Though not yet close to its glorious days of a buoyant economy with massive amounts of foreign exchange and a bubbling GDP, Barbados entered 2019 on a high because it successfully took steps away from the precipice of disaster.
Midway last year government’s foreign reserves stood at, $221.5, barely enough for 7.2 weeks of imports of essential items such as petroleum products.
The international benchmark for reserves coverage is 12 weeks.
Additionally, growth in the economy for the six-month period had fallen by six per cent and the GDP stood at $5.573 billion.
So dire were circumstances of the time that central Bank governor, Cleviston Haynes, stated, “the economy remains vulnerable to external oil price shocks and no significant improvement in growth for 2018 is anticipated”.
Contrasting that gloomy picture at June 30, 2018, the Barbados government ended the year holding $522 million in foreign currency.
The year-end GDP figures are not yet in but as of September it had jumped to $3.82 billion.
Also, in November the island’s credit rating upgrade received its first upgrade in about 10 years, from New York-based rating agency Standard and Poor’s.
These encouraging figures prompted Prime Minister Mia Mottley to say, “every Barbadian will wake … New Year’s Day, hopeful and confident of a brighter tomorrow.”
The six-month turnaround in Barbados’ economic outlook appears more impressive when consideration is given to the circumstances met by the new Mottley government when it came to power in May.
The Mottley government met a debt level that had grown from $3 billion to $7.5 billion, and public debt as a proportion of national income was as high as 171 percent of GDP.
Payments on some of that debt were due within days of the new government taking office.
Facing an almost impossible monetary situation the administration swiftly suspended all international debt payments, set up machinery to renegotiate a repayment schedule with local creditors, and sat down for talks with the International Monetary Fund.
The Fund approved government’s ‘Economic Recovery and Transformation Plan’ and injected the first loan of $290 million at a concessionary interest rate of one percent.
This IMF action gave the greenlight for other international agencies such as the Inter-American Development Bank and the Caribbean Development Bank to follow-suit with.
But this came with pain for Barbadians because entrenched in government’s plan that met international approval was reduction of the bloated public service staff count, and cutting the number of state-owned enterprises, all of which contributed to a mammoth monthly wages and maintenance bill.
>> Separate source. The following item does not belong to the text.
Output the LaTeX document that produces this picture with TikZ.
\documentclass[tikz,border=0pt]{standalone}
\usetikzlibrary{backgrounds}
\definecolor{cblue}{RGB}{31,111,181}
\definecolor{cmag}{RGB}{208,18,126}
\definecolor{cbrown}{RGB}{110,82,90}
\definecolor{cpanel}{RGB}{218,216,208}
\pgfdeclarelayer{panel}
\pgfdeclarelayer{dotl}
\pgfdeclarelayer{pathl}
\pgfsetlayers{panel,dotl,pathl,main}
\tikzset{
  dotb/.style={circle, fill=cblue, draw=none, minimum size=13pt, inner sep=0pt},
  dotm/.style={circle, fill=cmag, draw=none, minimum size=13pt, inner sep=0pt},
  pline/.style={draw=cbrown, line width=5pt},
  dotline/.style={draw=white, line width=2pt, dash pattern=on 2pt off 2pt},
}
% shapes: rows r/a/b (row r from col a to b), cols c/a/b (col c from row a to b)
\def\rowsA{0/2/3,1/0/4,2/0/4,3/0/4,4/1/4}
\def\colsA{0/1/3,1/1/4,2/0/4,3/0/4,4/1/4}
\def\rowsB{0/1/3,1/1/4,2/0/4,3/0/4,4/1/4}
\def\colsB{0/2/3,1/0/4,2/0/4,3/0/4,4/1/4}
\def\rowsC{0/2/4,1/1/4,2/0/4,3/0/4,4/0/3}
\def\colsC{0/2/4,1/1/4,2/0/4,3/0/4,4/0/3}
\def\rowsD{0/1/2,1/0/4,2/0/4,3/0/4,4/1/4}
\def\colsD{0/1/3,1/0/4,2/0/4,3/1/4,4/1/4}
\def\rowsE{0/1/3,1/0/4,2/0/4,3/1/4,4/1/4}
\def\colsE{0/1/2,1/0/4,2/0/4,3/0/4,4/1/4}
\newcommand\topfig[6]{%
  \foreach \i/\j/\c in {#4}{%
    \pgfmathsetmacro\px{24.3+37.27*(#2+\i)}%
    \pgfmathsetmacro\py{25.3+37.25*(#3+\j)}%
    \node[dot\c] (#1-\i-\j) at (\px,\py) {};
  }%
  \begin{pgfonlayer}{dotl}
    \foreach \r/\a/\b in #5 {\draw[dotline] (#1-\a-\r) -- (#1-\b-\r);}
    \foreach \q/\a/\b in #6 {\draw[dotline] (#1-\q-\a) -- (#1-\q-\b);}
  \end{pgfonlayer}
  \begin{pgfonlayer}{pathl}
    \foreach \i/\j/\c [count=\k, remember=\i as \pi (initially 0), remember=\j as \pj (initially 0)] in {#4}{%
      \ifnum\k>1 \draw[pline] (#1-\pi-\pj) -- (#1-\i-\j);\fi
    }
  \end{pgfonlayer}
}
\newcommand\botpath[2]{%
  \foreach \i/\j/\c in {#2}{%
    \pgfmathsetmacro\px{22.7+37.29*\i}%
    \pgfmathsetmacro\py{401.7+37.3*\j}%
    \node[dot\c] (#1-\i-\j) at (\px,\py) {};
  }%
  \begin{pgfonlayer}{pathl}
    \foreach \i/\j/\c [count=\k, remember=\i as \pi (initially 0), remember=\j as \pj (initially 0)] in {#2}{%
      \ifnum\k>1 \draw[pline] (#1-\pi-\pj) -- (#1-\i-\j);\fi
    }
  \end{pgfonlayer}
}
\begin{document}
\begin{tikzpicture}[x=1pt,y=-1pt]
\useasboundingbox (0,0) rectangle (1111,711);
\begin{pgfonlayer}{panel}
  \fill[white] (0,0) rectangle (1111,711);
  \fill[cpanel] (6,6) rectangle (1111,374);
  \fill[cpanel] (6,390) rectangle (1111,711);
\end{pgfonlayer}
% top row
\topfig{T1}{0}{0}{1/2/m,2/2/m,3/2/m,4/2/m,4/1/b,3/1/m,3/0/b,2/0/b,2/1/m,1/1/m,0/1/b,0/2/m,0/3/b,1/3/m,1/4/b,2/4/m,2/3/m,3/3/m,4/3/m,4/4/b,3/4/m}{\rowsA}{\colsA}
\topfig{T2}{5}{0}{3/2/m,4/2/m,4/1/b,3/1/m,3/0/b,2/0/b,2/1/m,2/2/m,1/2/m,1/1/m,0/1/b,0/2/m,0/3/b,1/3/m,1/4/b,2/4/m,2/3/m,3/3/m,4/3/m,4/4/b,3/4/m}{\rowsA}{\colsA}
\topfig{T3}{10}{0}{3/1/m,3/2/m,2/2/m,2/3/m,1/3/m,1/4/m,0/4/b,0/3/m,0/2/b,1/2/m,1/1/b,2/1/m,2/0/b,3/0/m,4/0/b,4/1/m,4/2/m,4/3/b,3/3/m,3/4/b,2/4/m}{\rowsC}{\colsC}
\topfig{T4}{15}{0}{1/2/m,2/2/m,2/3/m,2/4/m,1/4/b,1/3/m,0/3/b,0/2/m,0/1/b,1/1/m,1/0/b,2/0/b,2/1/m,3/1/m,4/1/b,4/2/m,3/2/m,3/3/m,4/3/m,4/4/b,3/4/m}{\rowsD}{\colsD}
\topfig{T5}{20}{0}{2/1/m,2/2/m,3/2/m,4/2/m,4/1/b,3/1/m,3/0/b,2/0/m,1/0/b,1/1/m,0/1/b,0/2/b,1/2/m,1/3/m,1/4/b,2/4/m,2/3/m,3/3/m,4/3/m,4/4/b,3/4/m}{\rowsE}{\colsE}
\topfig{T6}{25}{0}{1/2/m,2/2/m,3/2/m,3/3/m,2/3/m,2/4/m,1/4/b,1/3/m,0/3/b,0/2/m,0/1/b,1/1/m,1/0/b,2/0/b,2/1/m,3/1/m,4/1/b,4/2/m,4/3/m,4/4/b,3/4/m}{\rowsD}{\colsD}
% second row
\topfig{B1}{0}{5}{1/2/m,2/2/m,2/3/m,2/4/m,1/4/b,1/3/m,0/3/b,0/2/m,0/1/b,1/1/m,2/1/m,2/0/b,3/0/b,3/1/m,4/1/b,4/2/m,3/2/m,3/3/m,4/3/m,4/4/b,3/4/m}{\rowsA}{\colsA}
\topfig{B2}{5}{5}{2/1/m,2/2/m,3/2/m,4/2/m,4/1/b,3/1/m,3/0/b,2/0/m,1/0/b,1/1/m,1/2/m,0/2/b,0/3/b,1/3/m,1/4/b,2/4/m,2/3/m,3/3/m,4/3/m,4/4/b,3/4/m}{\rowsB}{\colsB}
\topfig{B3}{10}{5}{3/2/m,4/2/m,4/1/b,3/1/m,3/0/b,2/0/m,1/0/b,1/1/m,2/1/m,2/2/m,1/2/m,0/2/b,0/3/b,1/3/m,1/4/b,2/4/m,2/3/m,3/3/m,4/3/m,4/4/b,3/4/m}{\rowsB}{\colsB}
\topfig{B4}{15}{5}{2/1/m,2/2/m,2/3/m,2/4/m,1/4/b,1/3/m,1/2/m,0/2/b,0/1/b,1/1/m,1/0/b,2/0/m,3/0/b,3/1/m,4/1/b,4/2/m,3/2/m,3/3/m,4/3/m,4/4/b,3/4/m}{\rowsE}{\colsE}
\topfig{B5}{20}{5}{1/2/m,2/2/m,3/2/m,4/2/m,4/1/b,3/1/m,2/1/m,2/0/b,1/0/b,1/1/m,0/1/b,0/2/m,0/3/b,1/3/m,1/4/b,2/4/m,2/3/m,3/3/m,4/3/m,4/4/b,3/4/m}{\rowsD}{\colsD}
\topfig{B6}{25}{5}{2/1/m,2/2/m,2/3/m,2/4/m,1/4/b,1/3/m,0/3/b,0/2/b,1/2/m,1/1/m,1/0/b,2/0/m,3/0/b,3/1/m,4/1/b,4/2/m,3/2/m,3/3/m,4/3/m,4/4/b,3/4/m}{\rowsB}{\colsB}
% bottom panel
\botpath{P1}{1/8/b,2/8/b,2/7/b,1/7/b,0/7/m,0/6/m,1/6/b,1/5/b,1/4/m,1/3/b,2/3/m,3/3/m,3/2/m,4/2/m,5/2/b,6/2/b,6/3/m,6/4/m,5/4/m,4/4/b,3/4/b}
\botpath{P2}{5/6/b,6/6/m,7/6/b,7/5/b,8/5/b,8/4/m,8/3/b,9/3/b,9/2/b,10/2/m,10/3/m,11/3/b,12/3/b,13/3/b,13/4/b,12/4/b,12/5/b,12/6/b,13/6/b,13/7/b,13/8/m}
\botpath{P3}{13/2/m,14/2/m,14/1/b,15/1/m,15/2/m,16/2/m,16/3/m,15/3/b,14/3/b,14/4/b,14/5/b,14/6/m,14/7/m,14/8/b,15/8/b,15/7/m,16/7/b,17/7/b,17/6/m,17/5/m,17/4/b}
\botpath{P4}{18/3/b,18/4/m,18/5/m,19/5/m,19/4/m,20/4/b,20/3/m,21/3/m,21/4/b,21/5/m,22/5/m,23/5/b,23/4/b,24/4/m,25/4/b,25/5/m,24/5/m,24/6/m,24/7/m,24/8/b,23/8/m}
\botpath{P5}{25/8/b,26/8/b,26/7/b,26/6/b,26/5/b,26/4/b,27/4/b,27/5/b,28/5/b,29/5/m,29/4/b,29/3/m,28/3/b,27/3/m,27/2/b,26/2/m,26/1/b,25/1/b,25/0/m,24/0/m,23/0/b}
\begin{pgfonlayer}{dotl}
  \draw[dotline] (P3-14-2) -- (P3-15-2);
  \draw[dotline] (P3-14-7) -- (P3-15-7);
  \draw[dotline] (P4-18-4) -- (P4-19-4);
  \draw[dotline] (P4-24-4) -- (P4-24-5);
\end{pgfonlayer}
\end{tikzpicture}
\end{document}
Between September and December some 1,500 persons of an estimated total 24,000 public servants were laid off in the first phase of the plan.
The blow of this retrenchment is being softened by offering laid-off workers first pick at government contracts, and a $15 million fund was put aside for those who need retraining for employment.
Government responded to mainly European Union pressure by levelling its entire corporate tax base to a range of one to 5.5 per cent.
This dramatic reduction in its corporate tax from as high as 30 per cent in some instances has made the island more attractive to international businesses, on which the island appears set as the vehicle to take it to full economic recovery.
“The journey is far from over. Indeed, we are still climbing out of the hole,” Mottley in her six-month report to the nation.
But the returns so far were good enough for her to confidently say, “Barbados is on the road again. Barbados is this evening, punching once again, above its weight division.”